>> START

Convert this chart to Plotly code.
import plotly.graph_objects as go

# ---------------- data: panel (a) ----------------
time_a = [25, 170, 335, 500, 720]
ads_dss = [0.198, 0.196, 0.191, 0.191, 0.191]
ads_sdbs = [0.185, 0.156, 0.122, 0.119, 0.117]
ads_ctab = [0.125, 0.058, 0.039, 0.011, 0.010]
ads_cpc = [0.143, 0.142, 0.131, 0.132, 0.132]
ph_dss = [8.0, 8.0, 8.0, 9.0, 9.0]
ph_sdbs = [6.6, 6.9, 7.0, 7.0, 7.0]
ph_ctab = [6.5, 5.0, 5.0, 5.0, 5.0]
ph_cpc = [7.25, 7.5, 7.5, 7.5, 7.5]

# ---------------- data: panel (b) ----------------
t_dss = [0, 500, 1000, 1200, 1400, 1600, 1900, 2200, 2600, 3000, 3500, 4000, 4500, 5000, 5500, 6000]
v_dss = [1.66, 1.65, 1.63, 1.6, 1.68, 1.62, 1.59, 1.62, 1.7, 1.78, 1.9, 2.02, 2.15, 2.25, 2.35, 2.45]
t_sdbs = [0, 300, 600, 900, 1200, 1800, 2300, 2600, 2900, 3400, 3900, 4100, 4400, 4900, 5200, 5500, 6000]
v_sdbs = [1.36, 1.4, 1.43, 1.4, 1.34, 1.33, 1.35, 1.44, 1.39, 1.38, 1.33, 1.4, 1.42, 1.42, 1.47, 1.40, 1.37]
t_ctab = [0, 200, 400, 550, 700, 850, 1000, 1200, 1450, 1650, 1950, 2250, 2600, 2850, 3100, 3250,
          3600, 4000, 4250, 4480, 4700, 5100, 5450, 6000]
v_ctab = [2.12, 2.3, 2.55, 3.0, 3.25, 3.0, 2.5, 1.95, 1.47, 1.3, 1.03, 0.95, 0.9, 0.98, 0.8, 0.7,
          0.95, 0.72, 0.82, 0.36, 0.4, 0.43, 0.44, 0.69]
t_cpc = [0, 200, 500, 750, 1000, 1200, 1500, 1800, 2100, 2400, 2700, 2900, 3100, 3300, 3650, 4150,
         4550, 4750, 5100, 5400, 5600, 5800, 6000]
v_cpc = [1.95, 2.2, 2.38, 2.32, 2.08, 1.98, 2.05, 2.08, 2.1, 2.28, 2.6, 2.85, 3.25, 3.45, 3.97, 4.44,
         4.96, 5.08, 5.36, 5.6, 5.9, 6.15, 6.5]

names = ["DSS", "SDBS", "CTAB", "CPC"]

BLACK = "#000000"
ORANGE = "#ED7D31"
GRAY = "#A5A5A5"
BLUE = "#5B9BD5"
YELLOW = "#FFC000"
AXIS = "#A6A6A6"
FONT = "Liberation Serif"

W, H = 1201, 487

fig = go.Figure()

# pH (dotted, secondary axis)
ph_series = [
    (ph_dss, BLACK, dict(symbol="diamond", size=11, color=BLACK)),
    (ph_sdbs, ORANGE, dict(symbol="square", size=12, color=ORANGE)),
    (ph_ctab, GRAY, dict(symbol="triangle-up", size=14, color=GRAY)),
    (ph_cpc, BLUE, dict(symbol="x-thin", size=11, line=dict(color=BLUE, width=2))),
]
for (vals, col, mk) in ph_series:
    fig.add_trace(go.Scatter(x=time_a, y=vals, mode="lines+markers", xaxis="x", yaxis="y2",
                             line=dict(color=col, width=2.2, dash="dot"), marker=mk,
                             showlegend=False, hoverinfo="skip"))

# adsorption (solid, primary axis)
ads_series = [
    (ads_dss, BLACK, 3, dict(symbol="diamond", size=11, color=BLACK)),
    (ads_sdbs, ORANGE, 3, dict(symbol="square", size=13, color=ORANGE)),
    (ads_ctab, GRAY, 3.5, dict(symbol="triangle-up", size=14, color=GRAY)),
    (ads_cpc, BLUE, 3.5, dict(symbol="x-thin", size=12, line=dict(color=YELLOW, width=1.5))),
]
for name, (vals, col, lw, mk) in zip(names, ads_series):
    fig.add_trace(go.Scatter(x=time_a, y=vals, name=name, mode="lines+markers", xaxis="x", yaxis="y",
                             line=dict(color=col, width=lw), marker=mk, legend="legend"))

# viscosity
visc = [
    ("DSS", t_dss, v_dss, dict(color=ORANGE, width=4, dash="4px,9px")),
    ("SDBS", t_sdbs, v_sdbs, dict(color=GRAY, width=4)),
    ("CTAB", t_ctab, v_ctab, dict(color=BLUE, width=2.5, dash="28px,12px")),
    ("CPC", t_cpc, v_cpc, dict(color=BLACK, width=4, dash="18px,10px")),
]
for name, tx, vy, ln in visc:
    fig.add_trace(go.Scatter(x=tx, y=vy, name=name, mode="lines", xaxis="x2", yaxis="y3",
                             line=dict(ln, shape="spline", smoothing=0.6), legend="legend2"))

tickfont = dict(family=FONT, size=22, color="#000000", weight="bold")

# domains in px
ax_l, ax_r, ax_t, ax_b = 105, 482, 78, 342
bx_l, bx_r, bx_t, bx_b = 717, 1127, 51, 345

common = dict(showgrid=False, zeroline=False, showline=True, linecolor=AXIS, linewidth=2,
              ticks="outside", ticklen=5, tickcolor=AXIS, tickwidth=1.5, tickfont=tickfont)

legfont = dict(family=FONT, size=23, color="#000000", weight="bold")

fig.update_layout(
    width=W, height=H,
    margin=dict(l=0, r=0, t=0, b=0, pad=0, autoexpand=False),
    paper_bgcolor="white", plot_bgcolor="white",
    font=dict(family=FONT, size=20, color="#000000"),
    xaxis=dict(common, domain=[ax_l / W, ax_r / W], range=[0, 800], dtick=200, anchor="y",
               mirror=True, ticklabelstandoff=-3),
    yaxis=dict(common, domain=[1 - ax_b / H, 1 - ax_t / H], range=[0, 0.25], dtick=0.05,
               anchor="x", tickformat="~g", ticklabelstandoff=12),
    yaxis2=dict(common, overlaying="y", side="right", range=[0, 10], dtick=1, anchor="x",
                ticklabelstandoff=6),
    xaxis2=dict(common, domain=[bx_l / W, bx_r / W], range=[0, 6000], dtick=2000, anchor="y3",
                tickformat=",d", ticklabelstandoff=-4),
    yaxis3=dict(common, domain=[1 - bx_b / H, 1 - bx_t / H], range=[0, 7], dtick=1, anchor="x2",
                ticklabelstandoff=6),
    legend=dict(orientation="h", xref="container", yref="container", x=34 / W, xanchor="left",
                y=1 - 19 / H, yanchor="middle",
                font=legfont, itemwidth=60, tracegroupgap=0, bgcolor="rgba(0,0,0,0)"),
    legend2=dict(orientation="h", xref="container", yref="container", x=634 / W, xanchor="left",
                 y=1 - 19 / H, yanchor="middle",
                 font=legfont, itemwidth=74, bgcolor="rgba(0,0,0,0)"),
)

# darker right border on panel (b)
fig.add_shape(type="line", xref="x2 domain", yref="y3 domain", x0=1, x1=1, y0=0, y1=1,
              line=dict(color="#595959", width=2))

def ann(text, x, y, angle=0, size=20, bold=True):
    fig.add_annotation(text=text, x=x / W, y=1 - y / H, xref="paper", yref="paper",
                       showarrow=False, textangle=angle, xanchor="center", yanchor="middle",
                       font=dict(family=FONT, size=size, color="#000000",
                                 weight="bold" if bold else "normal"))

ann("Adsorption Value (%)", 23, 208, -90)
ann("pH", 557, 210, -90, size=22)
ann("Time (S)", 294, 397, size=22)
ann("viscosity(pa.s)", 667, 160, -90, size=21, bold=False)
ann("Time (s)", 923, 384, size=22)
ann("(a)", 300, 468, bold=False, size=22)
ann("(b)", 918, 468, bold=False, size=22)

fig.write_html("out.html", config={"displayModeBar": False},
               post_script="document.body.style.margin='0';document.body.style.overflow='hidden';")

>> END

(INSTRUCTIONS TO FOLLOW) Repeat exactly, please, each line from the beginning of the data through the line with "fig = go.Figure()" in it, and only those lines.

(SOLUTION BELOW)
Convert this chart to Plotly code.
import plotly.graph_objects as go

# ---------------- data: panel (a) ----------------
time_a = [25, 170, 335, 500, 720]
ads_dss = [0.198, 0.196, 0.191, 0.191, 0.191]
ads_sdbs = [0.185, 0.156, 0.122, 0.119, 0.117]
ads_ctab = [0.125, 0.058, 0.039, 0.011, 0.010]
ads_cpc = [0.143, 0.142, 0.131, 0.132, 0.132]
ph_dss = [8.0, 8.0, 8.0, 9.0, 9.0]
ph_sdbs = [6.6, 6.9, 7.0, 7.0, 7.0]
ph_ctab = [6.5, 5.0, 5.0, 5.0, 5.0]
ph_cpc = [7.25, 7.5, 7.5, 7.5, 7.5]

# ---------------- data: panel (b) ----------------
t_dss = [0, 500, 1000, 1200, 1400, 1600, 1900, 2200, 2600, 3000, 3500, 4000, 4500, 5000, 5500, 6000]
v_dss = [1.66, 1.65, 1.63, 1.6, 1.68, 1.62, 1.59, 1.62, 1.7, 1.78, 1.9, 2.02, 2.15, 2.25, 2.35, 2.45]
t_sdbs = [0, 300, 600, 900, 1200, 1800, 2300, 2600, 2900, 3400, 3900, 4100, 4400, 4900, 5200, 5500, 6000]
v_sdbs = [1.36, 1.4, 1.43, 1.4, 1.34, 1.33, 1.35, 1.44, 1.39, 1.38, 1.33, 1.4, 1.42, 1.42, 1.47, 1.40, 1.37]
t_ctab = [0, 200, 400, 550, 700, 850, 1000, 1200, 1450, 1650, 1950, 2250, 2600, 2850, 3100, 3250,
          3600, 4000, 4250, 4480, 4700, 5100, 5450, 6000]
v_ctab = [2.12, 2.3, 2.55, 3.0, 3.25, 3.0, 2.5, 1.95, 1.47, 1.3, 1.03, 0.95, 0.9, 0.98, 0.8, 0.7,
          0.95, 0.72, 0.82, 0.36, 0.4, 0.43, 0.44, 0.69]
t_cpc = [0, 200, 500, 750, 1000, 1200, 1500, 1800, 2100, 2400, 2700, 2900, 3100, 3300, 3650, 4150,
         4550, 4750, 5100, 5400, 5600, 5800, 6000]
v_cpc = [1.95, 2.2, 2.38, 2.32, 2.08, 1.98, 2.05, 2.08, 2.1, 2.28, 2.6, 2.85, 3.25, 3.45, 3.97, 4.44,
         4.96, 5.08, 5.36, 5.6, 5.9, 6.15, 6.5]

names = ["DSS", "SDBS", "CTAB", "CPC"]

BLACK = "#000000"
ORANGE = "#ED7D31"
GRAY = "#A5A5A5"
BLUE = "#5B9BD5"
YELLOW = "#FFC000"
AXIS = "#A6A6A6"
FONT = "Liberation Serif"

W, H = 1201, 487

fig = go.Figure()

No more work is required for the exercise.